Further outrage against the Blackwoods is thus avoided, but plenty of damage has occurred. The alleged high-and-mighty have been brought low, their denigrated den of eccentricity devastated. The shock troop of American Gothic, the angry mob, has reduced the Blackwood home to a Gothic ruin: “Our house,” Merricat narrates in the novel, “was a castle, turreted and open to the sky.” Ironically, this violent transformation really hasn’t changed much, only obviated the circumstances of the Blackwoods’ existence all along (as also signaled by Jackson’s book title). The House of Blackwood has fallen into decrepitude, and the weird sisters now shuttered up inside are shuttered at all the more. “We fixed things up nice for you girls, just like you always wanted it,” the mocking villagers proclaim during the sacking of the manse, but Merricat and Constance were fixed in their situation of ugly Othering long before their unfortunate fort was stormed.

 

 

Further Drawings: The Literary Legacy of Shirley Jackson’s “The Lottery”

In my latest Mob Scene post earlier this week I covered Shirley Jackson’s classic short story “The Lottery,” which first cast a dark cloud over a summer gathering seventy years ago. In the seven decades since its publication, “The Lottery” has been anthologized countless times, and has formed the perennial source of high school lit class discussion. The story’s legacy, though, extends to a continuing influence on other works of fiction (Jackson herself would return to a scene of rock-tossing angry villagers at the close of her final novel, We Have Always Lived in the Castle). Here’s another Pick-5 of “Lottery”-influenced texts:

 

1.Storm of the Century. This Stephen-King-scripted miniseries is much indebted to Mark Twain (it might just as easily have been titled The Demon That Corrupted Little Tall), but ultimately King gives a nod to Shirley Jackson. There’s a climactic scene in which representative families from the community submit to a drawing of “weirding stones,” a dire game of chance that earns the unlucky winner a fate worse than death.

 

2.“Guts.” In terms of content, Chuck Palahniuk’s notorious story certainly falls far afield of Jackson’s. But the author himself has testified that he was inspired by “The Lottery” to try his hand at a transgressive narrative that would unsettle his audience. Anyone who’s ever read “Guts” (or heard it performed by Palahniuk) would be hard-pressed to deny the author’s success at that task.

 

3.Dark Harvest. Norman Partridge’s hallowed Halloween novel presents a small town given to performing a sinister annual ritual (which helps assure bountiful crops). Also analogous to Jackson’s narrative, the winning of the contest waged on the night of October 31st proves quite the losing proposition.

 

4.The Hunger Games. Suzanne Collins’s hit trilogy of young-adult novels features another annual lottery drawing that has some dark consequences for the family member selected. At least here, though, the person is given a chance to survive, in a grim edition of reality-TV spectacle.

 

5.Shirley Jackson’s “The Lottery”: The Authorized Graphic Adaptation.
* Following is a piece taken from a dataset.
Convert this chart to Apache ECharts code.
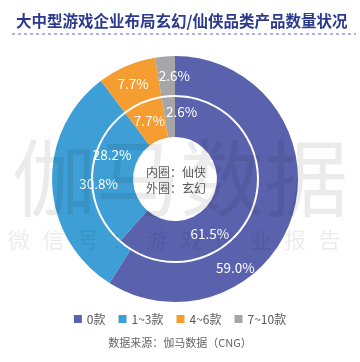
<!DOCTYPE html>
<html>
<head>
<meta charset="utf-8">
<script src="https://cdn.jsdelivr.net/npm/echarts@6/dist/echarts.min.js"></script>
<style>
html,body{margin:0;padding:0;background:#fff;}
#c{width:360px;height:362px;}
</style>
</head>
<body>
<div id="c"></div>
<script>
// Data
var categories = ['0款', '1~3款', '4~6款', '7~10款'];
var outerValues = [59.0, 30.8, 7.7, 2.6];   // 外圈：玄幻
var innerValues = [61.5, 28.2, 7.7, 2.6];   // 内圈：仙侠
var colors = ['#5a62ae', '#3d9fd5', '#f59d31', '#a6a6a9'];

// label adjustments (layout, not data)
var outerOffsets = [[-42, 59], [30, 0], [0, 3], [8, 3]];
var innerOffsets = [[-26, 32], [2, -22], [0, 2], [12, -2]];

var FONT = '"Noto Sans CJK SC", "Noto Sans", sans-serif';

function build(values, offsets) {
  return values.map(function (v, i) {
    return {
      name: categories[i],
      value: v,
      itemStyle: { color: colors[i] },
      label: { offset: offsets[i] }
    };
  });
}

var labelCfg = {
  show: true,
  position: 'inside',
  color: '#fff',
  fontSize: 13.5,
  fontFamily: FONT,
  formatter: function (p) { return p.value.toFixed(1) + '%'; }
};

var chart = echarts.init(document.getElementById('c'), null, { renderer: 'canvas' });

var wmChars = ['微', '信', '号', '：', '游', '戏', '产', '业', '报', '告'];
var wmSmall = wmChars.map(function (ch, i) {
  return {
    type: 'text', z: 100,
    style: { text: ch, x: 8 + i * 34.5, y: 240, font: '22px ' + FONT, fill: 'rgba(0,0,0,0.08)', textVerticalAlign: 'middle' }
  };
});

chart.setOption({
  backgroundColor: '#fff',
  animation: false,
  title: {
    text: '大中型游戏企业布局玄幻/仙侠品类产品数量状况',
    left: 11, top: 8,
    textStyle: { fontSize: 15.5, fontWeight: 'bold', color: '#2c3a8d', fontFamily: FONT }
  },
  legend: {
    data: categories,
    bottom: 32,
    left: 'center',
    icon: 'rect',
    itemWidth: 8, itemHeight: 8, itemGap: 13,
    textStyle: { fontSize: 12, color: '#595959', fontFamily: FONT }
  },
  graphic: [
    {
      type: 'line', z: 10,
      shape: { x1: 12, y1: 34, x2: 356, y2: 34 },
      style: { stroke: '#5a6ab5', lineWidth: 1, lineDash: [3, 3] }
    },
    {
      type: 'text', z: 100,
      style: { text: '伽马数据', x: 180, y: 178, font: '84px ' + FONT, fill: 'rgba(0,0,0,0.08)', textAlign: 'center', textVerticalAlign: 'middle' }
    }
  ].concat(wmSmall).concat([
    {
      type: 'text', z: 110,
      style: { text: '内圈：仙侠\n外圈：玄幻', x: 176, y: 180, font: '12px ' + FONT, lineHeight: 16, fill: '#595959', textAlign: 'center', textVerticalAlign: 'middle' }
    },
    {
      type: 'text', z: 110,
      style: { text: '数据来源：伽马数据（CNG）', x: 180, y: 343, font: '11px ' + FONT, fill: '#666', textAlign: 'center', textVerticalAlign: 'middle' }
    }
  ]),
  series: [
    {
      name: '外圈：玄幻',
      type: 'pie',
      center: [175, 179],
      radius: [84, 123],
      startAngle: 90,
      clockwise: true,
      avoidLabelOverlap: false,
      label: labelCfg,
      labelLine: { show: false },
      emphasis: { disabled: true },
      data: build(outerValues, outerOffsets)
    },
    {
      name: '内圈：仙侠',
      type: 'pie',
      center: [175, 179],
      radius: [42, 82],
      startAngle: 90,
      clockwise: true,
      avoidLabelOverlap: false,
      label: labelCfg,
      labelLine: { show: false },
      emphasis: { disabled: true },
      data: build(innerValues, innerOffsets)
    }
  ]
});
</script>
</body>
</html>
In this final case, the drawing proves literal, as Jackson’s own grandson inks a graphic-novel version of the story. More than just a colorful pictorial translation, though, Hyman’s book also forms a bit of a prequel–it starts out by providing a glimpse of the events on June 26th, the night before the fateful ritual.

Mob Scene: “The Lottery”

American Literature’s most famous mob scene has turned 70.
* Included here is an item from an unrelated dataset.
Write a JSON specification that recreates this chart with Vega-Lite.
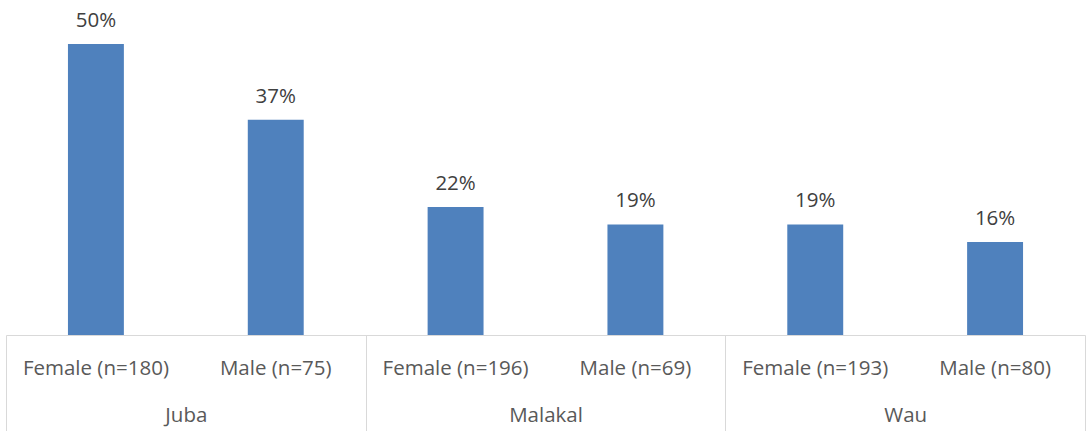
{
  "$schema": "https://vega.github.io/schema/vega-lite/v6.json",
  "width": 1079,
  "height": 335,
  "autosize": {"type": "none"},
  "padding": {"left": 6, "top": 0, "right": 4, "bottom": 96},
  "background": "white",
  "config": {"view": {"stroke": null}, "font": "Open Sans"},
  "data": {
    "values": [
      {"City": "Juba", "Group": "Female (n=180)", "Key": "Juba|Female (n=180)", "Value": 0.50},
      {"City": "Juba", "Group": "Male (n=75)", "Key": "Juba|Male (n=75)", "Value": 0.37},
      {"City": "Malakal", "Group": "Female (n=196)", "Key": "Malakal|Female (n=196)", "Value": 0.22},
      {"City": "Malakal", "Group": "Male (n=69)", "Key": "Malakal|Male (n=69)", "Value": 0.19},
      {"City": "Wau", "Group": "Female (n=193)", "Key": "Wau|Female (n=193)", "Value": 0.19},
      {"City": "Wau", "Group": "Male (n=80)", "Key": "Wau|Male (n=80)", "Value": 0.16}
    ]
  },
  "layer": [
    {
      "encoding": {
        "x": {
          "field": "Key", "type": "nominal", "sort": null,
          "scale": {"paddingInner": 0.689, "paddingOuter": 0.3445},
          "axis": {
            "orient": "bottom", "title": null, "ticks": false,
            "domain": true, "domainColor": "#d9d9d9", "domainWidth": 1,
            "labelExpr": "split(datum.value, '|')[1]",
            "labelAngle": 0, "labelFont": "Open Sans", "labelFontSize": 20.5,
            "labelColor": "#595959", "labelBaseline": "alphabetic",
            "labelPadding": 39, "labelOverlap": false
          }
        },
        "y": {
          "field": "Value", "type": "quantitative",
          "scale": {"domain": [0, 0.5756], "nice": false, "zero": true},
          "axis": null
        }
      },
      "layer": [
        {"mark": {"type": "bar", "color": "#4f81bd"}},
        {
          "mark": {"type": "text", "baseline": "alphabetic", "dy": -17, "fontSize": 20.5, "font": "Open Sans", "color": "#404040"},
          "encoding": {"text": {"field": "Value", "type": "quantitative", "format": ".0%"}}
        }
      ]
    },
    {
      "mark": {"type": "text", "opacity": 0},
      "encoding": {
        "x": {
          "field": "City", "type": "nominal", "sort": null,
          "scale": {"paddingInner": 0, "paddingOuter": 0},
          "axis": {
            "orient": "bottom", "title": null, "domain": false,
            "ticks": true, "tickBand": "extent", "tickSize": 96,
            "tickColor": "#d9d9d9", "tickWidth": 1,
            "labelAngle": 0, "labelFont": "Open Sans", "labelFontSize": 20.5,
            "labelColor": "#595959", "labelBaseline": "alphabetic",
            "labelPadding": -10, "labelOverlap": false
          }
        },
        "text": {"field": "City"}
      }
    }
  ],
  "resolve": {"scale": {"x": "independent"}, "axis": {"x": "independent"}}
}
Shirley Jackson’s “The Lottery” was first published (to no shortage of public outcry) in The New Yorker back in 1948. In the story, the inhabitants of a seemingly-idyllic village (based on North Bennington, Vermont, where Jackson resided at the time) gather every June 27th for the titular ritual. The lottery (technically a double drawing, selecting first a local family and then a specific member of that household) is well-woven into the civic fabric; the administering official, Mr. Summers, similarly presides over “the square dances, the teen-age club, the Halloween program.” But while all this sounds wholesome enough, there is a nervous tension running through the crowd, and the subsequent freak-out by Tess Hutchinson after she draws the slip of paper marked with a black spot (shades of Billy Bones in Treasure Island) has nothing to do with excitement over sudden enrichment. With a devious twist, Jackson reveals that this lottery delivers an unfortunate reward: this isn’t some Win-for-Life drawing, but rather Lose-Your-Life. The townspeople proceed to set upon the protesting Tess (whose first name and surname allude to fictional and historical female sufferers of persecution, Tess of the D’Urbervilles and Anne Hutchinson) and begin the stunning act of stoning her to death.

This story of designated scapegoating–of communal cohesion through arbitrary Othering–paints a bloody underbelly onto modern society, calling the very notion of “civilization” into question. Jackson’s slice of American Gothic also exposes the fragility of the family bond: having drawn the black spot, the cowardly Tess promptly tries to serve up her own children as the recipients of the impending handout.

There are distinct religious overtones to “The Lottery,” as the public stoning of a branded deviant proves a most Old-Testament form of punishment. Disconcerting hints of paganism are also offered: these latter-day Druids of the New World appear to engage in murderous sacrifice (on a date close to the summer solstice) in the belief that it will ensure a bountiful harvest. As Old Man Warner memorably recites, “Lottery in June, corn be heavy soon.”

Jackson depicts the quintessential mob, here wielding stones instead of torches and pitchforks, but it wouldn’t be quite accurate to call the story’s characters angry villagers. They execute their grim business with a chilling cold-bloodedness. It is this blind allegiance to custom, the casual and callous nature of such resort to violence, that haunts the reader long after the initial shock of the ending wears off, and causes the dark themes of Jackson’s story to resonate to this day.